Брейс отодвинул свой стул и посмотрел на Тима с утомленной улыбкой. Ему приходилось слышать это и прежде.
— Все зависит от того, что иметь в виду под термином Homo, — сказал он.
— Я имею в виду Homo habilis, открытый Ричардом Лики череп 1470 возрастом в два миллиона лет, с большим мозгом.
— Я не считаю Homo habilis законным таксоном. Я признаю только Homo erectus.
— Но это поставит череп 1470 в один ряд с австралопитекавыми. Брейс вздохнул.
— А это так уж неудобно?
— Но тогда нам придется отнести череп 1470 и зинджа Луиса Лики к одному виду. Разве это возможно?
— Я бы исключил отсюда одного из них, — сказал Брейс.
— Homo habilis?
— Нет, зинджа. Всех массивных австралопитеков. И оставил бы ваши ископаемые находки в качестве примера ранних примитивных грацильных австралопитеков. Но это, в конце концов, спор о названиях.
— А я думаю, это спор о морфологии, — сказал Тим, — о различиях в зубной системе.

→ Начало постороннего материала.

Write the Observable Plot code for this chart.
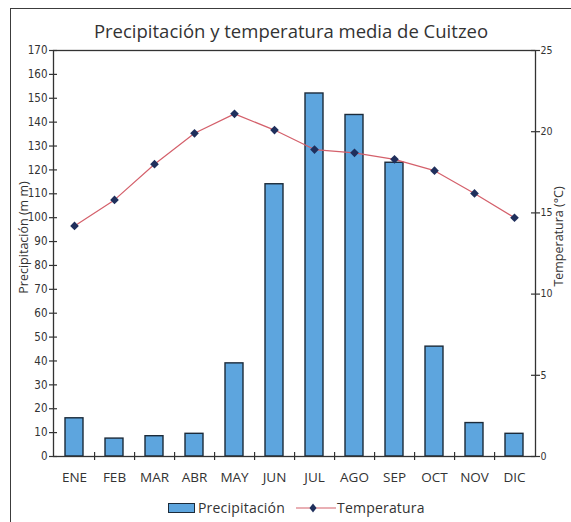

— Они не так уж велики. По-моему, если мы будем больше знать об Australopithecus africanus и afarensis, то вполне сможем согласиться с их объединением.
Тим продолжал настаивать:
— Но все равно в рамках одного вида остаются Люси и череп 1470. Как разрешить эту проблему?
— Я еще должен подумать. Когда Брейс ушел, Тим сказал:
— Кажется, мы его малость расшевелили.
— Подождем выхода нашей статьи, — ответил я. — Наверное, тогда мы расшевелим его еще больше.
— Я в этом не уверен. Лучший аргумент — сами кости. Трудно долго смотреть на эти челюсти или на примитивную маленькую головку Люси и думать о них как о человеческих существах, хотя тебе это и удавалось некоторое время, не так ли?
— Ладно, ладно, Уайт. Мы уже достаточно поговорили об этом.
Позднее Брейс написал мне, поблагодарив за прием и поздравив с выходом статьи. Однако он был осторожен в признании достоверности таксона Australopithecus afarensis. «Теория одного вида» получила ощутимый удар, но в глазах Брейса она все еще была достаточно прочной. Тим и я решили, что наша стычка с Брейсом закончилась вничью.
В феврале споры вокруг наших находок еще больше усилились. В это время в США находился с лекционным турне Ричард Лики. В Бостоне его спросили, как он относится к выделению нового вида. Ричард ответил, что категорически не согласен с нами. Australopithecus afarensis, по его убеждению, не был предком Homo. В то время, сказал он, существовали три отдельных вида, а не один, и у него есть ископаемые находки, подтверждающие это.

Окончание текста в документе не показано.